» **What is being asked**
Pictures are not part of the copy; repeat everything else in the records exactly.
========================
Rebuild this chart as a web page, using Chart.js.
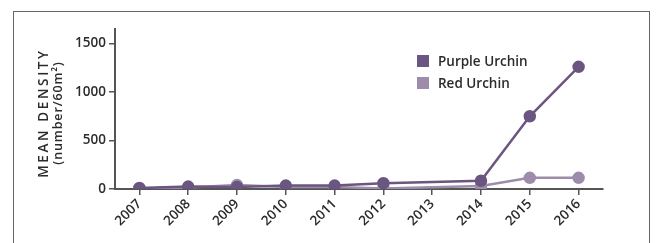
<!DOCTYPE html>
<html>
<head>
<meta charset="utf-8">
<script src="https://cdn.jsdelivr.net/npm/chart.js@4/dist/chart.umd.min.js"></script>
<style>
  body { margin:0; background:#fff; }
  #wrap { position:relative; width:659px; height:243px; }
  #frame { position:absolute; left:13px; top:11px; width:637px; height:240px;
           border:1px solid #666; border-bottom:none; box-sizing:border-box; }
  #legend { position:absolute; left:417px; top:55px; font-family:"Open Sans", sans-serif;
            font-size:13.5px; font-weight:600; color:#2b2b2b; }
  #legend div { height:22px; line-height:13px; white-space:nowrap; }
  #legend span { display:inline-block; width:12px; height:12px; vertical-align:-1px; margin-right:9px; }
</style>
</head>
<body>
<div id="wrap">
  <div id="frame"></div>
  <canvas id="myChart" width="659" height="243"></canvas>
  <div id="legend"></div>
</div>
<script>
var years = ["2007","2008","2009","2010","2011","2012","2013","2014","2015","2016"];
var purple = [10, 25, 20, 35, 35, 60, null, 85, 750, 1260];
var red = [5, 15, 40, 20, 20, 5, null, 30, 115, 115];
var seriesNames = ["Purple Urchin", "Red Urchin"];
var yTicks = [0, 500, 1000, 1500];
var yTitle = ["MEAN DENSITY", "(number/60m\u00B2)"];

(function(){
    var colors = ["#6b5581", "#9e8cab"];
    var font = {family: "Open Sans", size: 13.5, weight: "600"};

    // y title drawn by hand so it can be letter spaced
    var titlePlugin = {
        id: "yTitle",
        afterDraw: function(chart){
            var c = chart.ctx, a = chart.chartArea;
            var cy = (a.top + a.bottom) / 2 + 4;
            c.save();
            c.fillStyle = "#2b2b2b";
            c.textAlign = "center";
            c.textBaseline = "middle";
            c.translate(44, cy);
            c.rotate(-Math.PI / 2);
            c.font = "600 13.5px 'Open Sans'";
            c.letterSpacing = "2.6px";
            c.fillText(yTitle[0], 0, 0);
            c.translate(0, 14);
            c.font = "600 12.5px 'Open Sans'";
            c.letterSpacing = "0.9px";
            c.fillText(yTitle[1], 0, 0);
            c.restore();
        }
    };

    var ctx = document.getElementById("myChart").getContext("2d");
    var myChart = new Chart(ctx, {
        type: 'line',
        data: {
            labels: years,
            datasets: [
                {label: seriesNames[0], data: purple, borderColor: colors[0], backgroundColor: colors[0],
                 borderWidth: 2.5, pointRadius: 5, pointHoverRadius: 5, spanGaps: true},
                {label: seriesNames[1], data: red, borderColor: colors[1], backgroundColor: colors[1],
                 borderWidth: 2.5, pointRadius: 5, pointHoverRadius: 5, spanGaps: true}
            ]
        },
        plugins: [titlePlugin],
        options: {
            responsive: false,
            animation: false,
            layout: {padding: {left: 30, top: 29, right: 56, bottom: 0}},
            plugins: {legend: {display: false}, tooltip: {enabled: false}},
            scales: {
                x: {
                    offset: true,
                    grid: {drawOnChartArea: false, tickLength: 6, color: "#555", lineWidth: 1.5, offset: false},
                    border: {color: "#555", width: 2},
                    ticks: {color: "#2b2b2b", font: font, maxRotation: 45, minRotation: 45, autoSkip: false, padding: 1},
                    afterFit: function(s){ s.height = 54; }
                },
                y: {
                    min: 0, max: 1650,
                    afterBuildTicks: function(s){ s.ticks = yTicks.map(function(v){ return {value: v}; }); },
                    grid: {drawOnChartArea: false, tickLength: 6, color: "#555", lineWidth: 1.5},
                    border: {color: "#555", width: 2},
                    ticks: {color: "#2b2b2b", font: font, padding: 3, callback: function(v){ return String(v); }},
                    afterFit: function(s){ s.width = 85; }
                }
            }
        }
    });

    var lg = document.getElementById("legend");
    myChart.data.datasets.forEach(function(d){
        var row = document.createElement("div");
        var sw = document.createElement("span");
        sw.style.background = d.backgroundColor;
        row.appendChild(sw);
        row.appendChild(document.createTextNode(d.label));
        lg.appendChild(row);
    });
})()
</script>
</body>
</html>
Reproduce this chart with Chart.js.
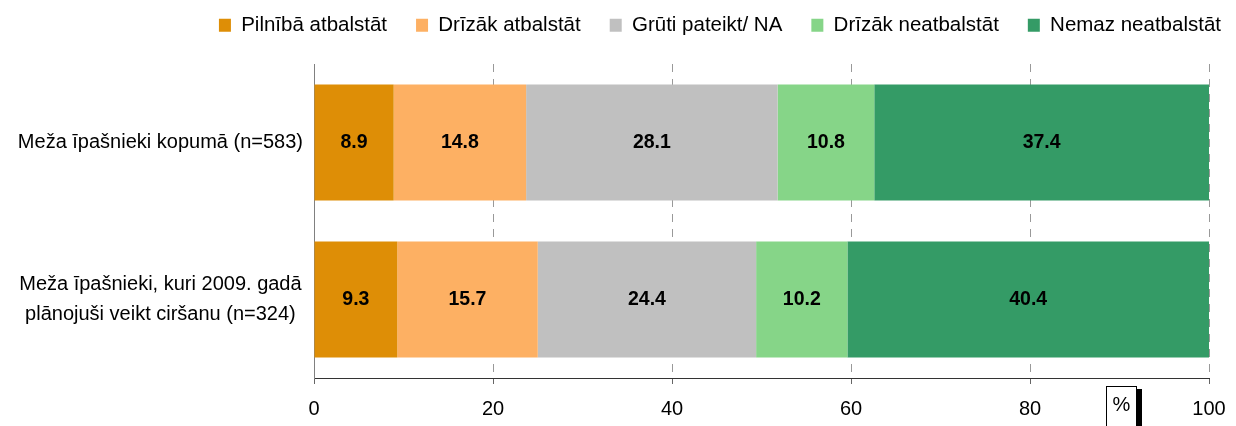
========================
» **Completed exercise**
Rebuild this chart as a web page, using Chart.js.
<!DOCTYPE html>
<html>
<head>
<meta charset="utf-8">
<script src="https://cdn.jsdelivr.net/npm/chart.js@4/dist/chart.umd.min.js"></script>
<style>
  body { margin:0; background:#fff; }
  #wrap { position:relative; width:659px; height:243px; }
  #frame { position:absolute; left:13px; top:11px; width:637px; height:240px;
           border:1px solid #666; border-bottom:none; box-sizing:border-box; }
  #legend { position:absolute; left:417px; top:55px; font-family:"Open Sans", sans-serif;
            font-size:13.5px; font-weight:600; color:#2b2b2b; }
  #legend div { height:22px; line-height:13px; white-space:nowrap; }
  #legend span { display:inline-block; width:12px; height:12px; vertical-align:-1px; margin-right:9px; }
</style>
</head>
<body>
<div id="wrap">
  <div id="frame"></div>
  <canvas id="myChart" width="659" height="243"></canvas>
  <div id="legend"></div>
</div>
<script>
var years = ["2007","2008","2009","2010","2011","2012","2013","2014","2015","2016"];
var purple = [10, 25, 20, 35, 35, 60, null, 85, 750, 1260];
var red = [5, 15, 40, 20, 20, 5, null, 30, 115, 115];
var seriesNames = ["Purple Urchin", "Red Urchin"];
var yTicks = [0, 500, 1000, 1500];
var yTitle = ["MEAN DENSITY", "(number/60m\u00B2)"];

(function(){
    var colors = ["#6b5581", "#9e8cab"];
    var font = {family: "Open Sans", size: 13.5, weight: "600"};

    // y title drawn by hand so it can be letter spaced
    var titlePlugin = {
        id: "yTitle",
        afterDraw: function(chart){
            var c = chart.ctx, a = chart.chartArea;
            var cy = (a.top + a.bottom) / 2 + 4;
            c.save();
            c.fillStyle = "#2b2b2b";
            c.textAlign = "center";
            c.textBaseline = "middle";
            c.translate(44, cy);
            c.rotate(-Math.PI / 2);
            c.font = "600 13.5px 'Open Sans'";
            c.letterSpacing = "2.6px";
            c.fillText(yTitle[0], 0, 0);
            c.translate(0, 14);
            c.font = "600 12.5px 'Open Sans'";
            c.letterSpacing = "0.9px";
            c.fillText(yTitle[1], 0, 0);
            c.restore();
        }
    };

    var ctx = document.getElementById("myChart").getContext("2d");
    var myChart = new Chart(ctx, {
        type: 'line',
        data: {
            labels: years,
            datasets: [
                {label: seriesNames[0], data: purple, borderColor: colors[0], backgroundColor: colors[0],
                 borderWidth: 2.5, pointRadius: 5, pointHoverRadius: 5, spanGaps: true},
                {label: seriesNames[1], data: red, borderColor: colors[1], backgroundColor: colors[1],
                 borderWidth: 2.5, pointRadius: 5, pointHoverRadius: 5, spanGaps: true}
            ]
        },
        plugins: [titlePlugin],
        options: {
            responsive: false,
            animation: false,
            layout: {padding: {left: 30, top: 29, right: 56, bottom: 0}},
            plugins: {legend: {display: false}, tooltip: {enabled: false}},
            scales: {
                x: {
                    offset: true,
                    grid: {drawOnChartArea: false, tickLength: 6, color: "#555", lineWidth: 1.5, offset: false},
                    border: {color: "#555", width: 2},
                    ticks: {color: "#2b2b2b", font: font, maxRotation: 45, minRotation: 45, autoSkip: false, padding: 1},
                    afterFit: function(s){ s.height = 54; }
                },
                y: {
                    min: 0, max: 1650,
                    afterBuildTicks: function(s){ s.ticks = yTicks.map(function(v){ return {value: v}; }); },
                    grid: {drawOnChartArea: false, tickLength: 6, color: "#555", lineWidth: 1.5},
                    border: {color: "#555", width: 2},
                    ticks: {color: "#2b2b2b", font: font, padding: 3, callback: function(v){ return String(v); }},
                    afterFit: function(s){ s.width = 85; }
                }
            }
        }
    });

    var lg = document.getElementById("legend");
    myChart.data.datasets.forEach(function(d){
        var row = document.createElement("div");
        var sw = document.createElement("span");
        sw.style.background = d.backgroundColor;
        row.appendChild(sw);
        row.appendChild(document.createTextNode(d.label));
        lg.appendChild(row);
    });
})()
</script>
</body>
</html>
Reproduce this chart with Chart.js.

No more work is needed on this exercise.